Quanto avvenuto in questi giorni in via Zamboni 36 riguarda l’intera città di Bologna. Ogni serio dibattito sulla soluzione degli evidenti problemi che affliggono la zona universitaria non può partire se non dalla ferma condanna dell’operato di questura e Università, per le cariche dentro la bilblioteca di lettere e la sua conseguente devastazione.
Come hanno detto in tanti, un reparto della celere in tenuta antisommossa dentro una biblioteca universitaria costituisce un inedito oltraggio al buon senso che non può essere giustificato, compreso o relativizzato.
Il tema della sicurezza è importante, lo è tanto per gli studenti e le studentesse, quanto per i lavoratori. Credere che i tornelli all’ingresso di una biblioteca universitaria siano la soluzione ci pare ingenuo e risibile, ma il punto principale del discorso non è questo.
Il punto vero è riconoscere la necessità di costruire uno spazio di discussione capace di ospitare i diversi punti di vista, senza comprimere l’articolazione di un discorso complessivo sul rapporto tra università e città.
Ubertini e Degli Esposti hanno agito in maniera scellerata non aprendo un canale di interlocuzione.

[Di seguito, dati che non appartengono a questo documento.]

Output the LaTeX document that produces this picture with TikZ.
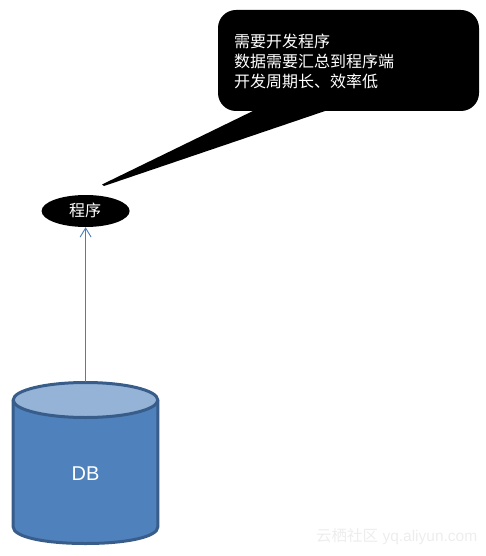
\documentclass[tikz,border=0pt]{standalone}
\usepackage{fontspec}
\setmainfont{Liberation Sans}
\newfontfamily\cjkfont{Noto Sans CJK SC}
\usetikzlibrary{arrows.meta,shapes.geometric}
\definecolor{dbfill}{HTML}{4F81BD}
\definecolor{dbtop}{HTML}{95B3D7}
\definecolor{dbline}{HTML}{385D8A}
\definecolor{arrowline}{HTML}{4A7EBB}
\definecolor{wmark}{HTML}{EDEDED}
\tikzset{
  dbshape/.style={draw=dbline,line width=3pt,line join=round},
  flow/.style={draw=arrowline,line width=0.9pt,-{Straight Barb[length=9pt,width=11pt,line width=0.9pt]}},
  whitetext/.style={text=white,font=\cjkfont\fontsize{16}{20}\selectfont,inner sep=0pt},
  marktext/.style={text=wmark,font=\fontsize{15.5}{18}\selectfont,inner sep=0pt,anchor=west}
}
\begin{document}
\begin{tikzpicture}[x=1pt,y=-1pt]
\useasboundingbox (0,0) rectangle (486,556);
% callout
\path[fill=black,line join=round] (255,110) -- (102,184.5) -- (104,186) -- (328,110) -- cycle;
\path[fill=black,rounded corners=18pt] (218,10) rectangle (479,111);
\node[whitetext,anchor=west,align=left] (note) at (234,61) {需要开发程序\\数据需要汇总到程序端\\开发周期长、效率低};
% program ellipse
\node[ellipse,fill=black,minimum width=88pt,minimum height=32pt,inner sep=0pt] (prog) at (85.6,211) {};
\node[whitetext] (progtext) at (85,210) {程序};
% database
\path[dbshape,fill=dbfill] (13.2,400) -- (13.2,527) .. controls (13.2,537) and (45,543.5) .. (85.5,543.5) .. controls (126,543.5) and (157.8,537) .. (157.8,527) -- (157.8,400) -- cycle;
\draw[dbshape,fill=dbtop] (85.5,400) ellipse[x radius=72.3,y radius=17.5];
\node[inner sep=0pt,text=white,font=\fontsize{20}{24}\selectfont] (db) at (85.5,474) {DB};
\coordinate (dbtopedge) at (prog.south |- 0,382);
\draw[flow] (dbtopedge) -- (prog.south);
% watermark
\node[marktext] (mark) at (316,537) {{\cjkfont 云栖社区} yq.aliyun.com};
\end{tikzpicture}
\end{document}
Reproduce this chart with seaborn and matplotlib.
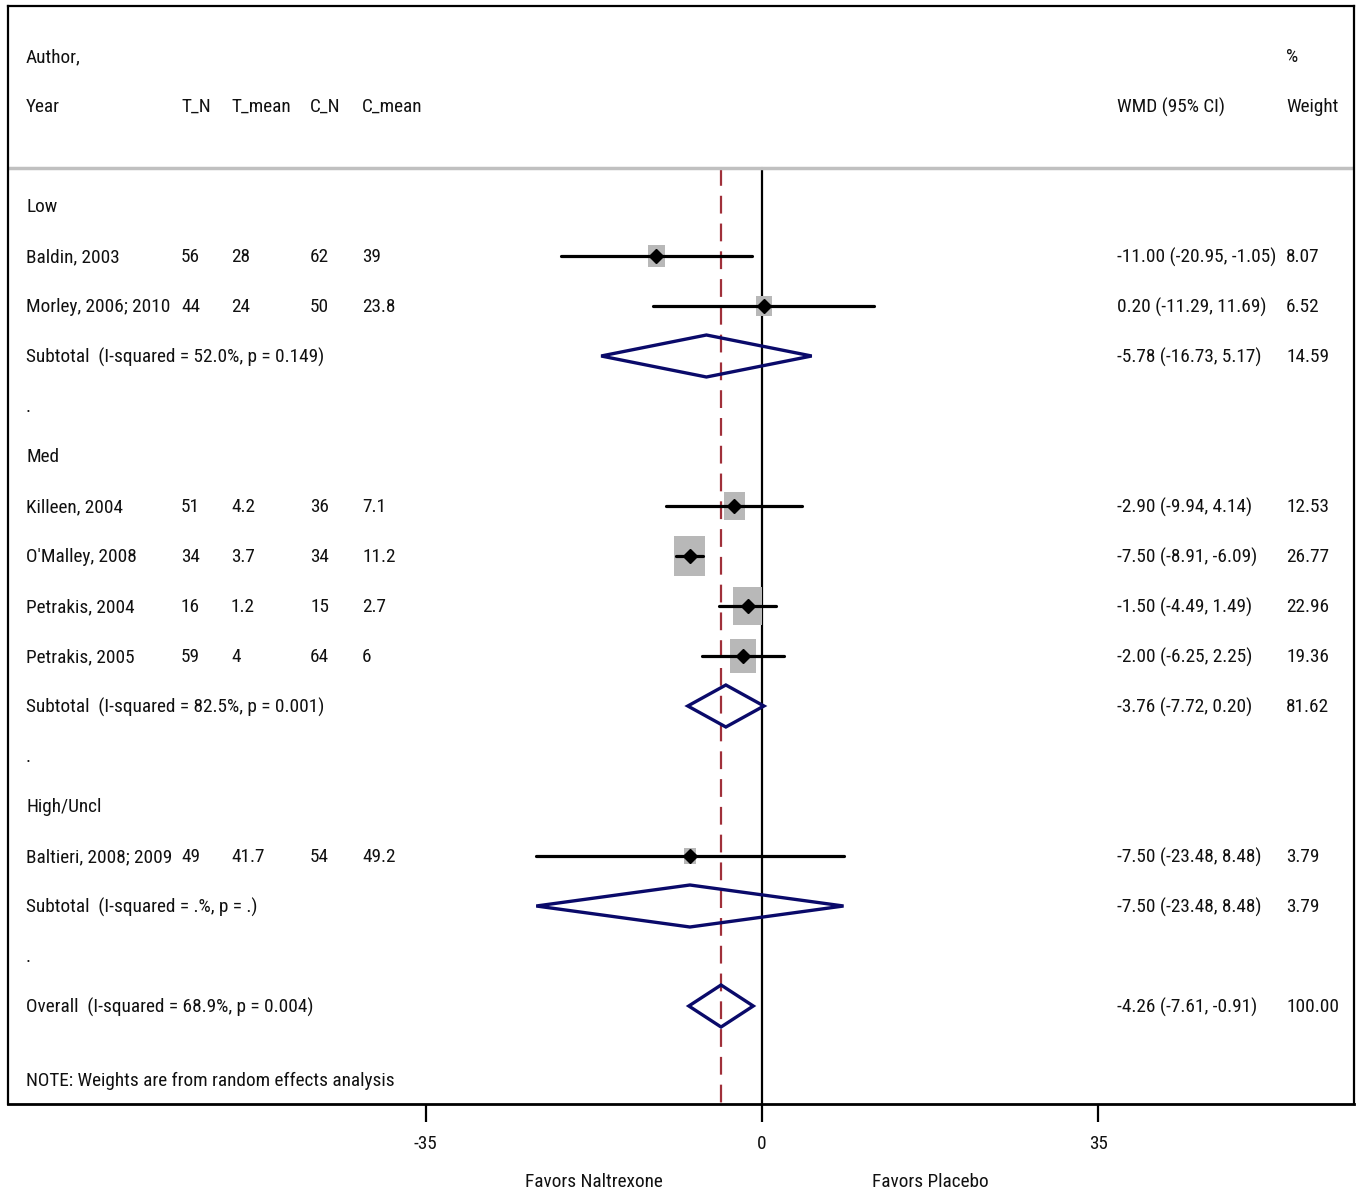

Perché hanno richiesto l’intervento della Questura all’interno di spazi universitari, decisione senza precedenti e di gravità inaudita, come osservato dalla stessa CGIL?
I vertici della città e dell’Università avrebbero dovuto aprire uno spazio di mediazione sociale invece di ostinarsi a prendere iniziative unilaterali.
La città sta subendo un’analoga incapacità ad aprire spazi di dialogo nella vicenda XM24.
L’immagine di un reparto della celere in una biblioteca università non è forse, indiscutibilmente, la fotografia di un grande fallimento?
Gli ultimi 20 anni sono stati caratterizzati da un impoverimento, non solo materiale, del mondo studentesco, e da continue cesure tra università e città.
La situazione di Piazza Verdi ne è solo l’indicatore più evidente, ma altri segnali possono cogliersi ove si osservi il mercato degli affitti o le forme di compenso del lavoro “povero”, specie ai danni della popolazione studentesca.
Viene talvolta da dubitare che vi sia davvero un “governo” della città e dell’Università, mentre spesso si percepiscono, anche dolorosamente, approssimazione e improvvisazione.
È necessario fare quello che Università e Amministrazione comunale non hanno mai fatto.
È essenziale aprire uno spazio politico e discorsivo che manca: se chi ha responsabilità di governo non ne è capace o non ne avverte l’esigenza, è opportuno che se ne facciano carico altri attori, a partire dai corpi intermedi e dalle reti sociali che hanno a cuore il futuro della città, posto che la vivano e ne avvertano le contraddizioni e i conflitti latenti.
Chiediamo una città dei luoghi aperti e non chiusi dove l’insicurezza sia combattuta e non presa a pretesto per creare cesure tra i suoi cittadini.
Auspichiamo che, su tutto questo, si apra una discussione ampia e feconda, capace di rompere l’incomunicabilità che oggi regna sovrana, non ci pare che inneggiare a provvedimenti restrittivi della libertà personale o alla cancellazione dei murales o plaudire al nuovo “daspo urbano” sia il modo più saggio per fare passi avanti.